» Exercise
Include in the output only the lines from the opening of the records through the line containing "(block) at (2.96,-0.44)", each printed exactly; pictures are omitted.
↓
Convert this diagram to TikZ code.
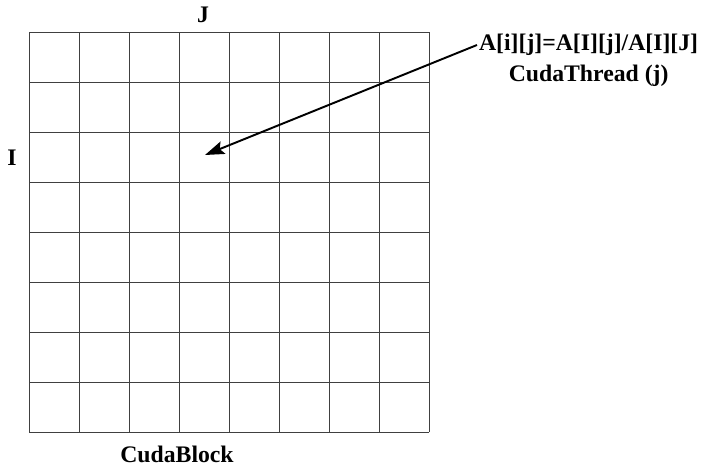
\documentclass[tikz,border=0pt]{standalone}
\usepackage{fontspec}
\setmainfont{Liberation Serif}
\usetikzlibrary{arrows.meta, positioning, calc}

\begin{document}
\begin{tikzpicture}[
    x=1cm, y=1cm,
    gridline/.style={draw=black!75, line width=0.55pt},
    lbl/.style={font=\fontsize{13.5}{15}\selectfont\bfseries, inner sep=1pt},
    arr/.style={-{Stealth[length=11pt, width=7.5pt, inset=2pt]}, line width=1.1pt},
  ]
    \useasboundingbox (-0.58,-0.68) rectangle (13.54,8.64);

    % Grid of threads
    \foreach \k in {0,...,8} {
      \draw[gridline] (\k,0) -- (\k,8);
      \draw[gridline] (0,\k) -- (8,\k);
    }

    % Axis labels
    \node[lbl] (jlab) at (3.48,8.34) {J};
    \node[lbl] (ilab) at (-0.34,5.48) {I};
    \node[lbl] (block) at (2.96,-0.44) {CudaBlock};

    % Thread operation
    \node[lbl, anchor=west] (eq) at (8.96,7.74) {A[i][j]=A[I][j]/A[I][J]};
    \node[lbl, below=0.1cm of eq] (thread) {CudaThread (j)};

    % Arrow to the cell
    \coordinate (cell) at (3.52,5.54);
    \draw[arr] (eq.west) -- (cell);
  \end{tikzpicture}
\end{document}
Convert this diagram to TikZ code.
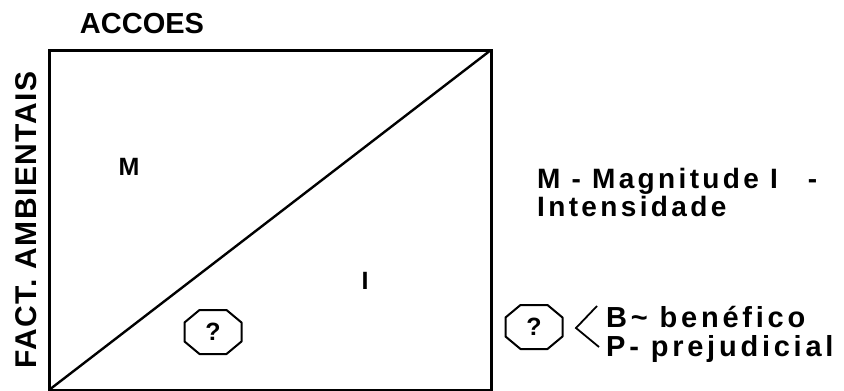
↑
» Solution to this task
Convert this diagram to TikZ code.
\documentclass[tikz,border=0pt]{standalone}
\usepackage{fontspec}
\setmainfont{Liberation Serif}
\usetikzlibrary{arrows.meta, positioning, calc}

\begin{document}
\begin{tikzpicture}[
    x=1cm, y=1cm,
    gridline/.style={draw=black!75, line width=0.55pt},
    lbl/.style={font=\fontsize{13.5}{15}\selectfont\bfseries, inner sep=1pt},
    arr/.style={-{Stealth[length=11pt, width=7.5pt, inset=2pt]}, line width=1.1pt},
  ]
    \useasboundingbox (-0.58,-0.68) rectangle (13.54,8.64);

    % Grid of threads
    \foreach \k in {0,...,8} {
      \draw[gridline] (\k,0) -- (\k,8);
      \draw[gridline] (0,\k) -- (8,\k);
    }

    % Axis labels
    \node[lbl] (jlab) at (3.48,8.34) {J};
    \node[lbl] (ilab) at (-0.34,5.48) {I};
    \node[lbl] (block) at (2.96,-0.44) {CudaBlock};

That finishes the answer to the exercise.